Here are a few things you can do right now to help lower your stress and anxiety. These are simple, easy and manageable tasks.

  1. Turn on your favorite music. Music can have therapeutic effects on a range of mental and physical health conditions. Research suggests music has significant power to help reduce stress and anxiety, relieve pain and improve focus.  
  2. Get out for a walk. Exercise is a great way to reduce stress. Walking promotes the release of brain chemicals called endorphins that stimulate relaxation and improve our mood. Being outdoors is an added plus. Being outside lowers your stress hormone (cortisol) and decreases your heart rate.

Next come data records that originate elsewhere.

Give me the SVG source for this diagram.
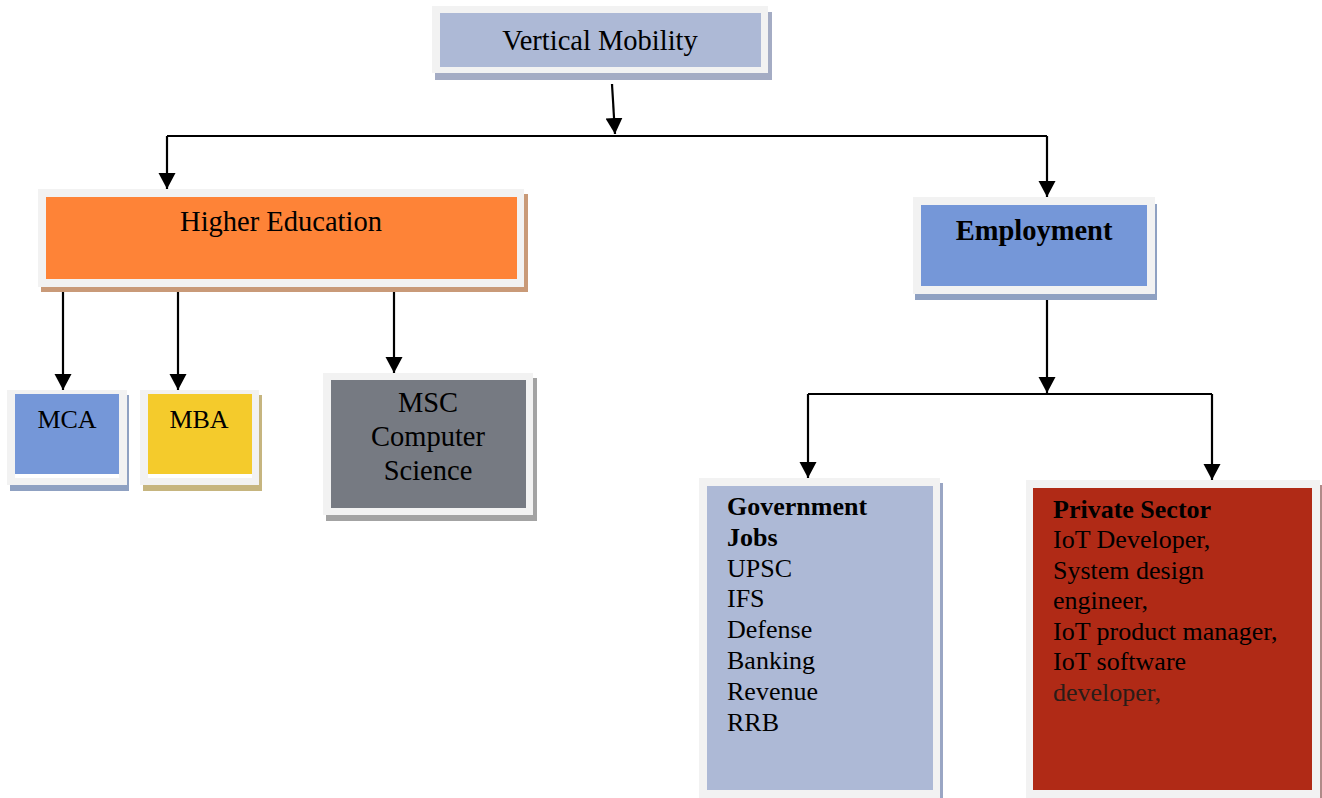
<svg xmlns="http://www.w3.org/2000/svg" width="1322" height="798" viewBox="0 0 1322 798">
<style>
.frame{fill:#f2f2f2}
.t{font-family:"Liberation Serif","Times New Roman",serif;fill:#000}
.h{font-size:28.5px}
.s{font-size:26px}
.b{font-weight:bold}
.c{text-anchor:middle}
.ln{stroke:#000;stroke-width:2.2;fill:none}
</style>
<defs>
<marker id="ah" markerUnits="userSpaceOnUse" markerWidth="18" markerHeight="18" refX="16" refY="9" orient="auto">
<path d="M0,0.5 L16,9 L0,17.5 z" fill="#000"/>
</marker>
</defs>
<rect width="1322" height="798" fill="#fff"/>

<g id="connectors">
<path class="ln" d="M612,84 L615,134" marker-end="url(#ah)"/>
<path class="ln" d="M167,136 L1047,136"/>
<path class="ln" d="M167,136 L167,189" marker-end="url(#ah)"/>
<path class="ln" d="M1047,136 L1047,197" marker-end="url(#ah)"/>
<path class="ln" d="M63,281 L63,390" marker-end="url(#ah)"/>
<path class="ln" d="M178,290 L178,390" marker-end="url(#ah)"/>
<path class="ln" d="M394,282 L394,373" marker-end="url(#ah)"/>
<path class="ln" d="M1047,294 L1047,393" marker-end="url(#ah)"/>
<path class="ln" d="M808,394 L1212,394"/>
<path class="ln" d="M808,394 L808,478" marker-end="url(#ah)"/>
<path class="ln" d="M1212,394 L1212,480" marker-end="url(#ah)"/>
</g>

<g id="vertical-mobility">
<rect x="435" y="12" width="337" height="68" fill="#a4acc4"/>
<rect class="frame" x="432" y="6" width="336" height="67"/>
<rect x="440" y="13" width="321" height="54" fill="#adb9d6"/>
<text class="t h c" x="600" y="50">Vertical Mobility</text>
</g>

<g id="higher-education">
<rect x="41" y="194" width="487" height="98" fill="#c99a78"/>
<rect class="frame" x="38" y="189" width="486" height="98"/>
<rect x="46" y="197" width="471" height="82" fill="#fe8337"/>
<text class="t h c" x="281" y="231">Higher Education</text>
</g>

<g id="employment">
<rect x="915" y="204" width="242" height="96" fill="#8fa1c2"/>
<rect class="frame" x="913" y="197" width="242" height="97"/>
<rect x="921" y="205" width="226" height="81" fill="#7597d8"/>
<text class="t h b c" x="1034" y="240">Employment</text>
</g>

<g id="mca">
<rect x="10" y="395" width="119" height="96" fill="#8fa1c2"/>
<rect class="frame" x="7" y="390" width="120" height="95"/>
<rect x="15" y="394" width="104" height="84" fill="#fff"/>
<rect x="15" y="394" width="104" height="80" fill="#7597d8"/>
<text class="t s c" x="67" y="428">MCA</text>
</g>

<g id="mba">
<rect x="143" y="395" width="119" height="96" fill="#c6b57f"/>
<rect class="frame" x="140" y="390" width="119" height="95"/>
<rect x="148" y="394" width="104" height="84" fill="#fff"/>
<rect x="148" y="394" width="104" height="80" fill="#f4cb2c"/>
<text class="t s c" x="199" y="428">MBA</text>
</g>

<g id="msc">
<rect x="326" y="378" width="211" height="143" fill="#a3a3a3"/>
<rect class="frame" x="323" y="373" width="210" height="142"/>
<rect x="331" y="380" width="195" height="128" fill="#767a82"/>
<text class="t h c" x="428" y="412">MSC</text>
<text class="t h c" x="428" y="446">Computer</text>
<text class="t h c" x="428" y="480">Science</text>
</g>

<g id="government-jobs">
<rect x="702" y="483" width="241" height="320" fill="#9aa6c4"/>
<rect class="frame" x="699" y="478" width="241" height="325"/>
<rect x="707" y="486" width="226" height="304" fill="#adb9d6"/>
<text class="t s b" x="727" y="515">Government</text>
<text class="t s b" x="727" y="546">Jobs</text>
<text class="t s" x="727" y="577">UPSC</text>
<text class="t s" x="727" y="607">IFS</text>
<text class="t s" x="727" y="638">Defense</text>
<text class="t s" x="727" y="669">Banking</text>
<text class="t s" x="727" y="700">Revenue</text>
<text class="t s" x="727" y="731">RRB</text>
</g>

<g id="private-sector">
<rect x="1029" y="485" width="294" height="320" fill="#b08a88"/>
<rect class="frame" x="1026" y="480" width="294" height="325"/>
<rect x="1033" y="488" width="279" height="302" fill="#b02a16"/>
<text class="t s b" x="1053" y="518">Private Sector</text>
<text class="t s" x="1053" y="548">IoT Developer,</text>
<text class="t s" x="1053" y="579">System design</text>
<text class="t s" x="1053" y="609">engineer,</text>
<text class="t s" x="1053" y="640">IoT product manager,</text>
<text class="t s" x="1053" y="670">IoT software</text>
<text class="t s" x="1053" y="701" style="fill:#2a1c18">developer,</text>
</g>
</svg>
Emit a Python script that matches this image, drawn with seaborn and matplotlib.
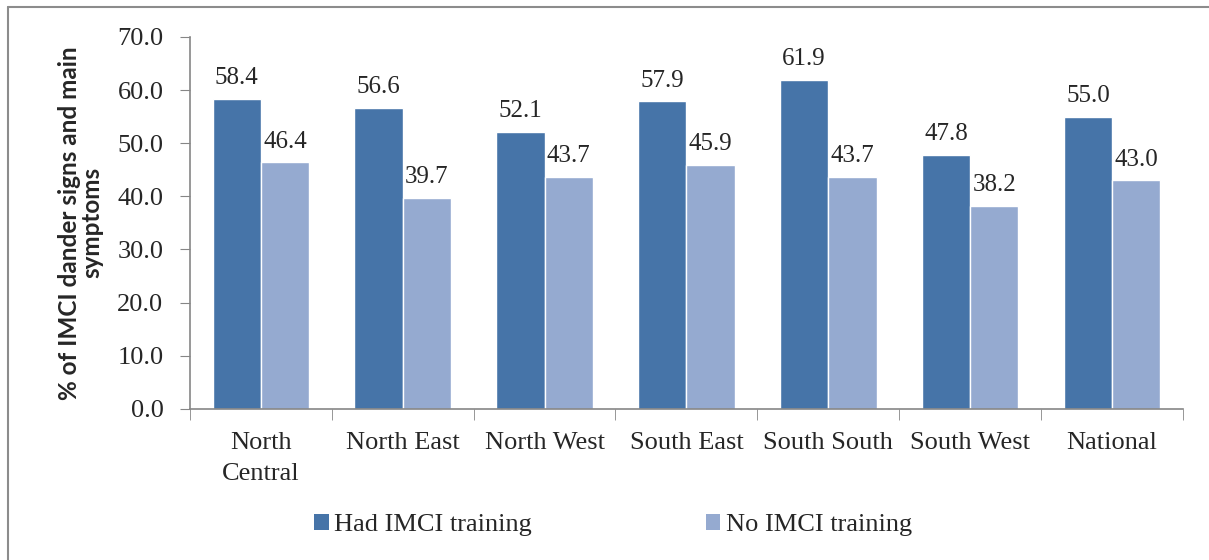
import pandas as pd
import seaborn as sns
import matplotlib.pyplot as plt
from matplotlib.lines import Line2D
from matplotlib.patches import Patch

regions = ["North\nCentral", "North East", "North West", "South East",
           "South South", "South West", "National"]
had_training = [58.4, 56.6, 52.1, 57.9, 61.9, 47.8, 55.0]
no_training = [46.4, 39.7, 43.7, 45.9, 43.7, 38.2, 43.0]
groups = ["Had IMCI training", "No IMCI training"]
colors = ["#4674A8", "#95AAD0"]

df = pd.DataFrame({
    "region": regions * 2,
    "pct": had_training + no_training,
    "group": [groups[0]] * len(regions) + [groups[1]] * len(regions),
})

sns.set_style("white")
plt.rcParams["font.family"] = ["Liberation Serif", "DejaVu Serif"]

fig = plt.figure(figsize=(12.09, 5.6), dpi=100)
ax = fig.add_axes([0.157, 0.27, 0.8215, 0.664])

sns.barplot(data=df, x="region", y="pct", hue="group", palette=colors,
            saturation=1, width=0.68, gap=0, ax=ax, legend=False)

for cont in ax.containers:
    ax.bar_label(cont, fmt="%.1f", padding=7, fontsize=18)

ax.set_ylim(0, 70)
ax.set_xlim(-0.5, len(regions) - 0.5)
ax.set_yticks(range(0, 71, 10))
ax.set_yticklabels([f"{v:.1f}" for v in range(0, 71, 10)], fontsize=19)
ax.tick_params(axis="x", length=0, labelsize=19, pad=17)
ax.tick_params(axis="y", length=7, color="#868686", direction="out", pad=12)
ax.set_xticks([i - 0.5 for i in range(len(regions) + 1)], minor=True)
ax.tick_params(axis="x", which="minor", length=8, color="#868686", direction="out")
ax.yaxis.set_ticks_position("left")
ax.xaxis.set_ticks_position("bottom")
for lab in ax.get_xticklabels():
    lab.set_linespacing(1.5)

for s in ["top", "right"]:
    ax.spines[s].set_visible(False)
for s in ["left", "bottom"]:
    ax.spines[s].set_color("#868686")
    ax.spines[s].set_linewidth(1.2)

ax.set_xlabel("")
ax.set_ylabel("% of IMCI dander signs and main\nsymptoms", fontsize=17.5,
              fontweight="bold", family="Lato", labelpad=10,
              linespacing=0.95)

handles = [Patch(facecolor=c, edgecolor="none") for c in colors]
fig.legend(handles, groups, loc="center", bbox_to_anchor=(0.507, 0.0625), ncol=2,
           frameon=False, fontsize=19, handlelength=0.55, handleheight=0.55,
           handletextpad=0.2, columnspacing=6.6)

# outer frame of the chart box
fig.add_artist(Line2D([7.5 / 1209, 7.5 / 1209], [0, 1 - 6.5 / 560],
                      color="#8c8c8c", lw=1.5, transform=fig.transFigure))
fig.add_artist(Line2D([7.5 / 1209, 1], [1 - 6.5 / 560, 1 - 6.5 / 560],
                      color="#8c8c8c", lw=1.5, transform=fig.transFigure))

fig.savefig("out.png", dpi=100)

  3. Practice deep breathing. Breathing sends a message to our brain to calm down and relax. When we are stressed or anxious, our breathing tends to be irregular and shallow. Deep breathing (sometimes called diaphragmatic breathing) is a practice that enables more air to flow into our body and can help calm our nerves, reducing stress and anxiety. The 4-7-8 breathing technique developed by Dr. Andrew Weil, also known as relaxing breath, involves breathing in for 4 seconds, holding the breath for 7 seconds, and exhaling for 8 seconds. Do these two or three times and you should notice a difference.
  4. Write it down. Journaling reduces stress by serving as an escape or emotional release for negative thoughts and feelings. Writing down your thoughts and feelings can help you gain control of your emotions, reduce stress, deflect anger and develop clarity. This is something personal; you don’t have to share it with anyone. You don’t need to worry about penmanship, grammar or which words you choose. Getting your thoughts down on paper and out of your head will free up your mind to think more clearly about your situation.  
  5. Talk with someone you trust — a friend, a family member, a co-worker or make an appointment to talk with an experienced mental health therapist. UK has options — check out UK Human Resources' Work-life and Well-being Mental Health section.
  6. Accept your feelings. Having negative feelings, such as resentment, anger or frustration about your added responsibilities or toward the loved one you are caring for is normal. It does not mean you are a bad person or bad caregiver; it just means you you have reached your limit. Believe that you are doing the best you can and making the best decisions you can at any given time. 

There are no easy solutions or answers in caregiving. Caregiving is a balance between doing what is necessary to care for your loved one and doing what is needed to respect your own needs as a caregiver and as an individual. Taking time out of each day for you, even if it’s just 10 minutes, is a vital part of being a caregiver.